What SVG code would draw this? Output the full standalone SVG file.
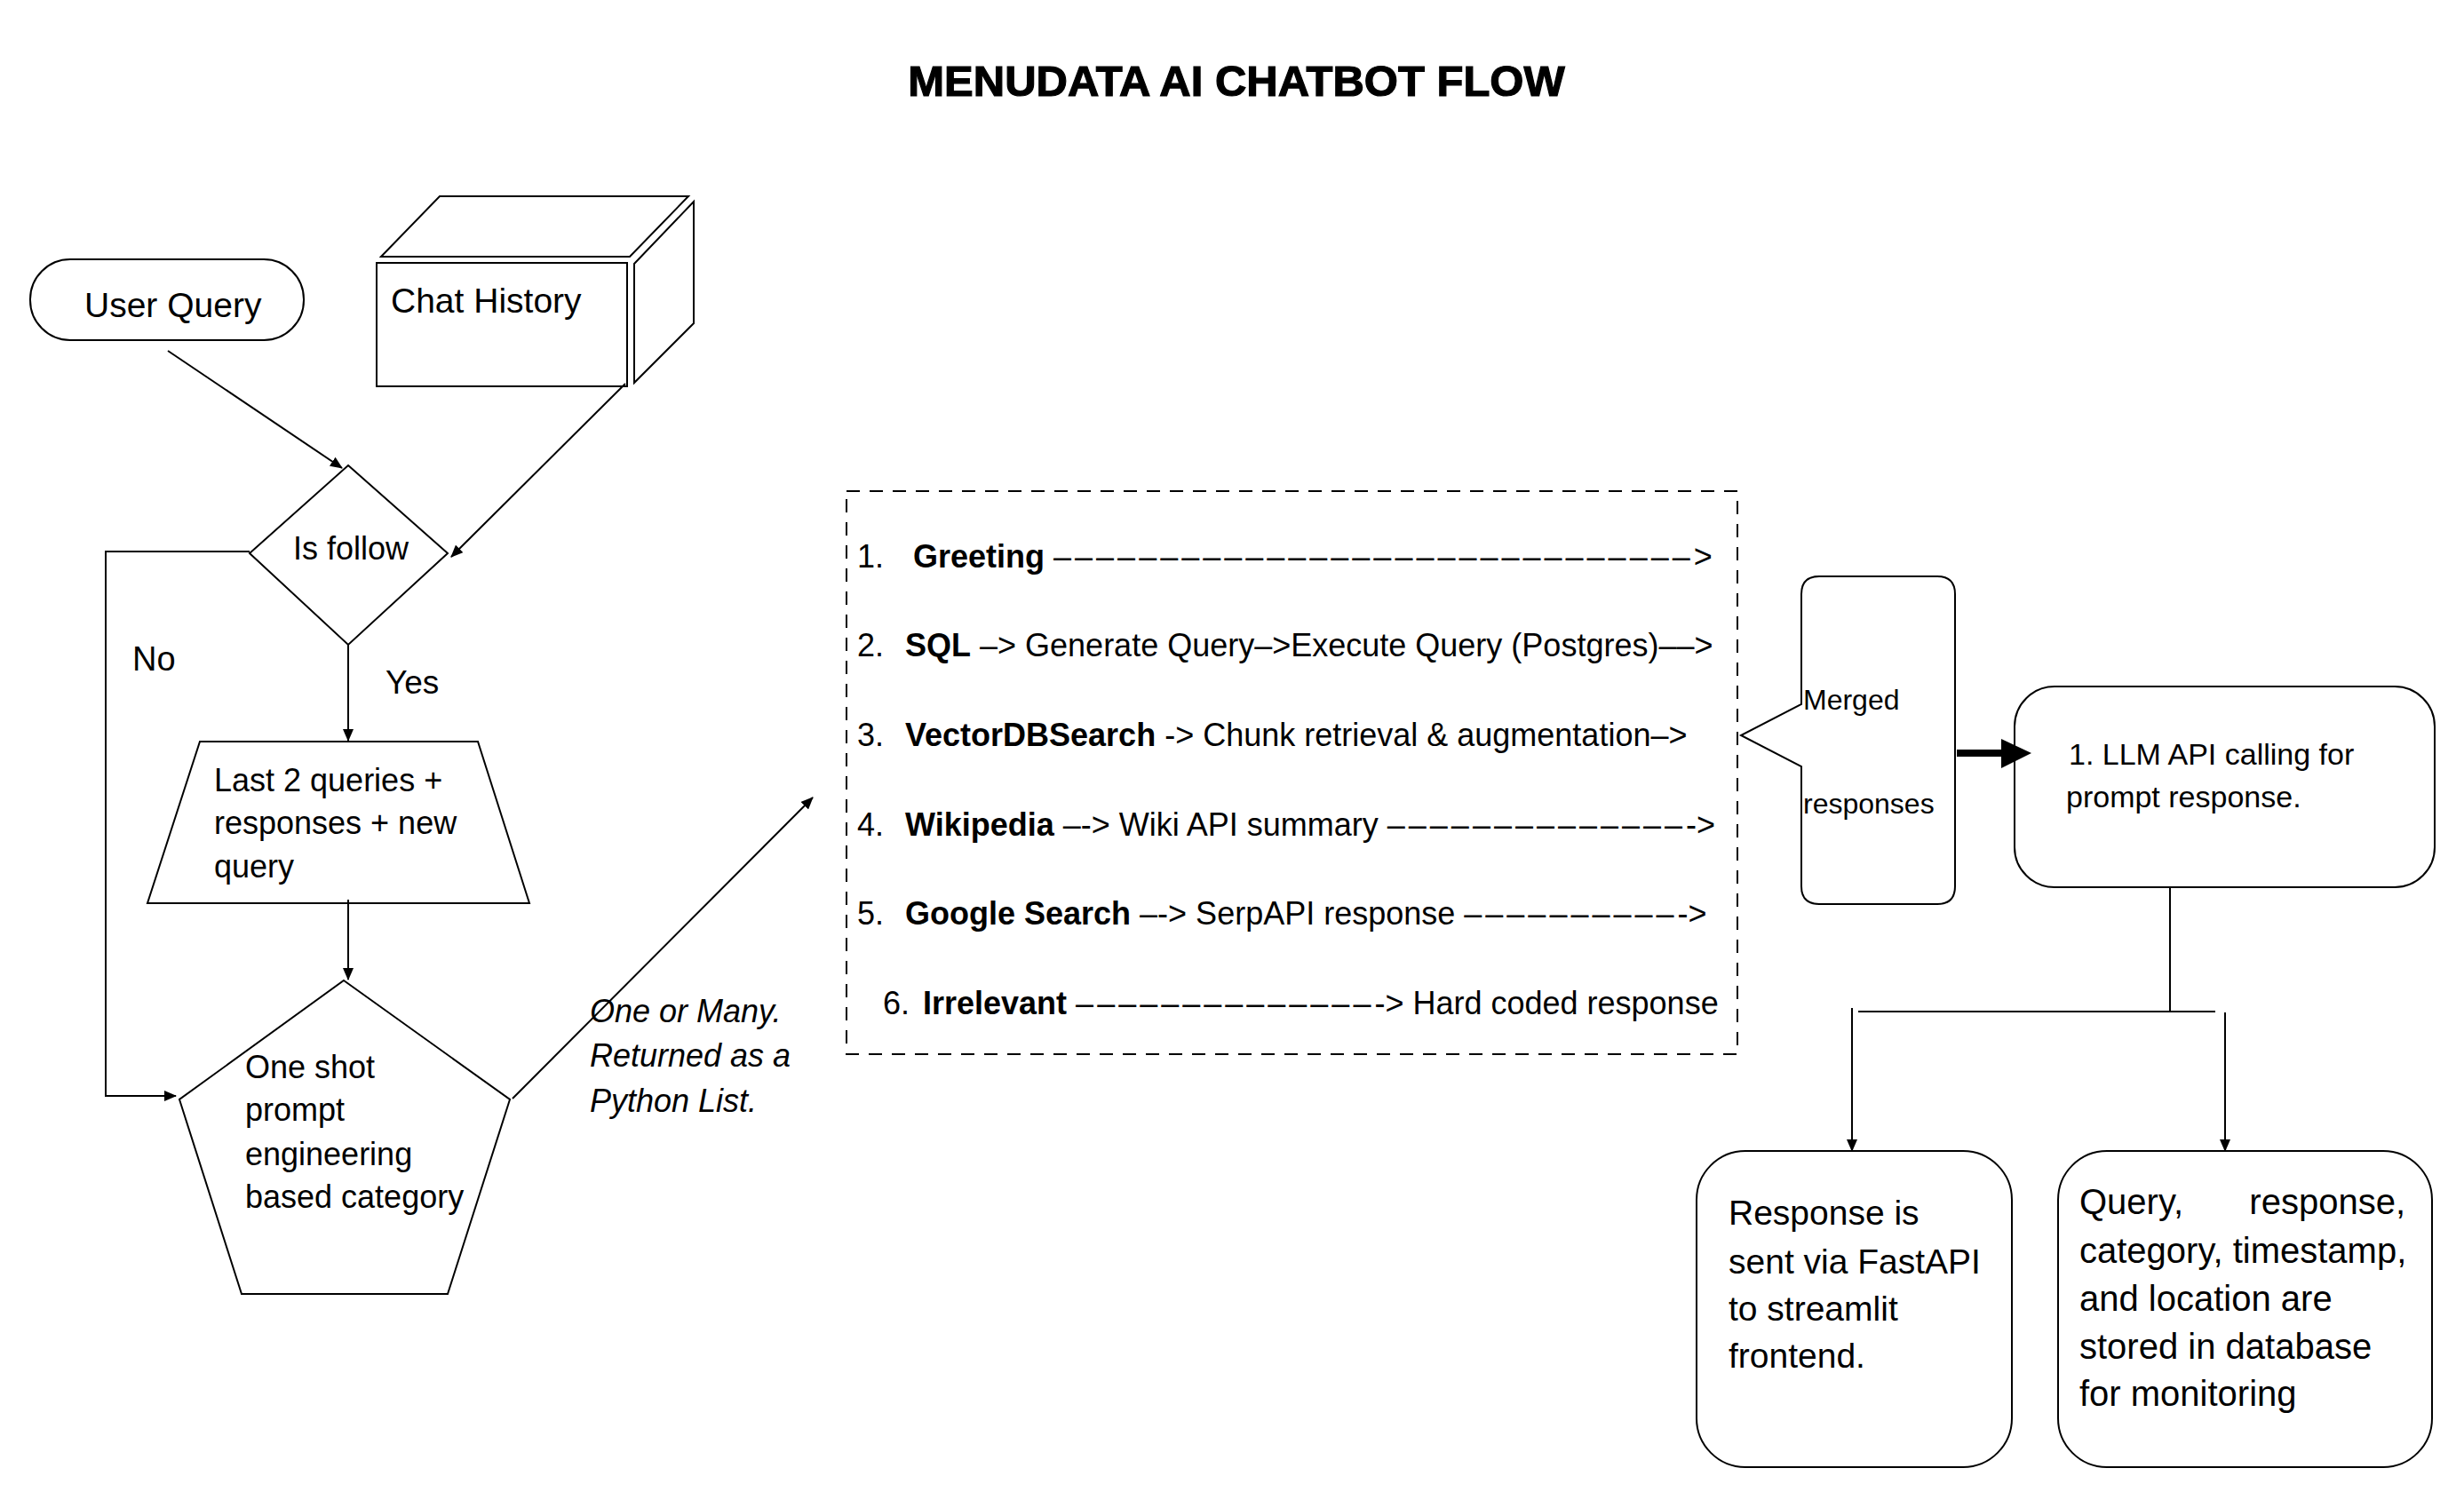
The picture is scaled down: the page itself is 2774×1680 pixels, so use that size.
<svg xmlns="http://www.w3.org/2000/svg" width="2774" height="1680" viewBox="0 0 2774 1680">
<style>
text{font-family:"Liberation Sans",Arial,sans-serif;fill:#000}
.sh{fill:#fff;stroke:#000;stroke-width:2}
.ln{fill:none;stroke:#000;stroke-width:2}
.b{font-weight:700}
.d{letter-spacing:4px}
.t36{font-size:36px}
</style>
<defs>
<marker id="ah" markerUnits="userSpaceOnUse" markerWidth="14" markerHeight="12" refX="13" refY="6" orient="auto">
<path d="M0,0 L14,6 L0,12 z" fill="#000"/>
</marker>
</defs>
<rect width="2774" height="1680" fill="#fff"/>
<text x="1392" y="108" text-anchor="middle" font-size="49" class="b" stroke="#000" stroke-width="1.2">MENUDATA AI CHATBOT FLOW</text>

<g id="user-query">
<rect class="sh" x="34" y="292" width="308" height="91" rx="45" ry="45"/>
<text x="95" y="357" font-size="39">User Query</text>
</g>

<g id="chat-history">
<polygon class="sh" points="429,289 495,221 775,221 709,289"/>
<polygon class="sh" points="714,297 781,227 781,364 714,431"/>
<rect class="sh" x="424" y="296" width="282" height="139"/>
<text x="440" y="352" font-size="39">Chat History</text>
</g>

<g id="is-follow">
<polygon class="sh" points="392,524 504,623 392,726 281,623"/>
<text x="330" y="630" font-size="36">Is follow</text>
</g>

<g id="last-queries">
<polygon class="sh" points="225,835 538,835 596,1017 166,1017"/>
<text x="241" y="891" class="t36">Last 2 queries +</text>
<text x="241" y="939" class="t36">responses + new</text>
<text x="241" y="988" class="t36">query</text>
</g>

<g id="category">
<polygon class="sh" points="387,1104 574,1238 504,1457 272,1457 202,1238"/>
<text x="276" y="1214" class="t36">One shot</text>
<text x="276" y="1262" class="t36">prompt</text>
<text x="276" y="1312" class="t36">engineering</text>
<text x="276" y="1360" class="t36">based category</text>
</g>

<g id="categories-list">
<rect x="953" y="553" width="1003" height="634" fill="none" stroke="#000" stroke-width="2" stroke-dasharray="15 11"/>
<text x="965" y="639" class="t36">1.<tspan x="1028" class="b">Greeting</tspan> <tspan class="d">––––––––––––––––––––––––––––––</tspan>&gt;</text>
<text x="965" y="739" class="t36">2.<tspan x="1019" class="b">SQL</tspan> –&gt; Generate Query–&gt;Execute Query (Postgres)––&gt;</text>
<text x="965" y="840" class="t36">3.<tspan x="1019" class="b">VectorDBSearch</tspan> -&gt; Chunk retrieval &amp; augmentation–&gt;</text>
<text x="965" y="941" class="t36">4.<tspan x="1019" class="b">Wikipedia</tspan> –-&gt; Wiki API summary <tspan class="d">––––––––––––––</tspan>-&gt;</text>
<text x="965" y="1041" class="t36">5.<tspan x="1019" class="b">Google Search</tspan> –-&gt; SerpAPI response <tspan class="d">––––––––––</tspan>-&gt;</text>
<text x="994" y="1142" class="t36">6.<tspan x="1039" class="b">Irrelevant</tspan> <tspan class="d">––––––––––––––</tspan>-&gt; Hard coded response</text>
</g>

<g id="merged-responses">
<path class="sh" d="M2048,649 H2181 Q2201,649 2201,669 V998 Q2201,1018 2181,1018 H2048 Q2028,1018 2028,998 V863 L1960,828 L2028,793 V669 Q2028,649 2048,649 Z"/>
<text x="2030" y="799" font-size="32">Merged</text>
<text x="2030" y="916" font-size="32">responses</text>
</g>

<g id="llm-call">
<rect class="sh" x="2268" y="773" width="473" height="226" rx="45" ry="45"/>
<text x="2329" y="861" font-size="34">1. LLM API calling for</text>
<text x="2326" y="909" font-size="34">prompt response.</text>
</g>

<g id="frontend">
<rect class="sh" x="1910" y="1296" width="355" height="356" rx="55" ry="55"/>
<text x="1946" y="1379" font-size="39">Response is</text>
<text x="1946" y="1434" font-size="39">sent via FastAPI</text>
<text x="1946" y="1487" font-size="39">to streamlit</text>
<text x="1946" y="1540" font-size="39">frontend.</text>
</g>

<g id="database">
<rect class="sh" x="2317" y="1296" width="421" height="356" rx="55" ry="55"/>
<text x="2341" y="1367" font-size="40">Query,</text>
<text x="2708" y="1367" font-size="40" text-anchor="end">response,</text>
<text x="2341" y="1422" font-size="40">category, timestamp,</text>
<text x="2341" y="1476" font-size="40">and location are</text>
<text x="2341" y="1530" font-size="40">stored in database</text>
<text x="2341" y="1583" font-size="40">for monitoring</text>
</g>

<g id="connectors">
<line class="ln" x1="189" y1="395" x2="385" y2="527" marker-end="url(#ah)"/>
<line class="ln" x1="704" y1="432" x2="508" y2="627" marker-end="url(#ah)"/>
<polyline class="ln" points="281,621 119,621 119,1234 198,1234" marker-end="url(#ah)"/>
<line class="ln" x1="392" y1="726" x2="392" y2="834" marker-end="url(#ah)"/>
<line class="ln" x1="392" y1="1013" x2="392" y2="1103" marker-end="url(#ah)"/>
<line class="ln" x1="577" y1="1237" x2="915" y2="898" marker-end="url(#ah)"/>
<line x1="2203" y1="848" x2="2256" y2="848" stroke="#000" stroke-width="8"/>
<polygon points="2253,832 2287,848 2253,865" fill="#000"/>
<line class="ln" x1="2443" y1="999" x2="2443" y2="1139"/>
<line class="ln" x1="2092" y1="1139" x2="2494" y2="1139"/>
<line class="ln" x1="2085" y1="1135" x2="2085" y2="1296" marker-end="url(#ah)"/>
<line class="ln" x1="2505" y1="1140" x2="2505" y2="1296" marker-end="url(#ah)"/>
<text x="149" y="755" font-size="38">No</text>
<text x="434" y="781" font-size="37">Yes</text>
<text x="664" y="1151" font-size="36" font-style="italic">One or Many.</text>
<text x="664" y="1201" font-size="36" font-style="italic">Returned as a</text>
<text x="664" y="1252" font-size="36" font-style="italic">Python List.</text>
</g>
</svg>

---

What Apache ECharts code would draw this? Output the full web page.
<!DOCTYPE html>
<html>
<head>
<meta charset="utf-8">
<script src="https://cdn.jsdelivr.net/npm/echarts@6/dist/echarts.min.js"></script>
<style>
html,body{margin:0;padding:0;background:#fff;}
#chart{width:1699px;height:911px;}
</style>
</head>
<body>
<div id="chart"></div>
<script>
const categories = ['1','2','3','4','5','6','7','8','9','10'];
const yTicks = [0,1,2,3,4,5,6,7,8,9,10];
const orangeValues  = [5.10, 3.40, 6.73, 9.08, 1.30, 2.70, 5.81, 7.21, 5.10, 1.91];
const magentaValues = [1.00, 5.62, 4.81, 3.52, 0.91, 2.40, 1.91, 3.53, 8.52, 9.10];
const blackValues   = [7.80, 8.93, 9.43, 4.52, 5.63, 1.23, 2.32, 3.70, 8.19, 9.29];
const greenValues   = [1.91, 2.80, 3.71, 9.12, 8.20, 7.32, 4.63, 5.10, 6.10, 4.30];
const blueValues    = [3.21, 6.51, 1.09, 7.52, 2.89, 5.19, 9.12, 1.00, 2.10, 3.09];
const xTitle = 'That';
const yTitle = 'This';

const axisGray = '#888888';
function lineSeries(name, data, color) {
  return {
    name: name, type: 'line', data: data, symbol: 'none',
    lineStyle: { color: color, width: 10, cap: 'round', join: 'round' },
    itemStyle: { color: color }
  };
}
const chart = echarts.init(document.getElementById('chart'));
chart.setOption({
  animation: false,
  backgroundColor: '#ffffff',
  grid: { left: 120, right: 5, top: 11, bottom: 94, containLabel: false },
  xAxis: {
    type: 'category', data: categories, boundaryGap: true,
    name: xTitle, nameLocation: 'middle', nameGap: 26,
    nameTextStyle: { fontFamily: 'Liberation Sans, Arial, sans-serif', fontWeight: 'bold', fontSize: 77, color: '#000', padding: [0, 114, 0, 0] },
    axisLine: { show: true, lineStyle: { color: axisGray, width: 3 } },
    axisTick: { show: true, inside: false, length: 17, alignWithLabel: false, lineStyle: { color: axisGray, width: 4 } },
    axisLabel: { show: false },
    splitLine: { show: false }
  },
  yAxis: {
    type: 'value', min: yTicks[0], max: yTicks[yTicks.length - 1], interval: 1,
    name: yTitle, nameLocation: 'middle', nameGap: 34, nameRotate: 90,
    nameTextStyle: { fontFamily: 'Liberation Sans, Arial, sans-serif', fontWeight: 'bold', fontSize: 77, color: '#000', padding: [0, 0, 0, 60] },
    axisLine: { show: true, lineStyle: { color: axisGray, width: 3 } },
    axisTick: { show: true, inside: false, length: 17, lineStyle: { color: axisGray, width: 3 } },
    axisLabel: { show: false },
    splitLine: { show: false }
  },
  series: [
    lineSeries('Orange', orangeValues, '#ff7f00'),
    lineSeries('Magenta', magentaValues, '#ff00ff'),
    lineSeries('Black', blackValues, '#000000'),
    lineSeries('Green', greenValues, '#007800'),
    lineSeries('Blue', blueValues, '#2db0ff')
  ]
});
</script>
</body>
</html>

= Task goal =
Copy out each line of the records where the string "full" appears.

= Written answer =
What SVG code would draw this? Output the full standalone SVG file.
What Apache ECharts code would draw this? Output the full web page.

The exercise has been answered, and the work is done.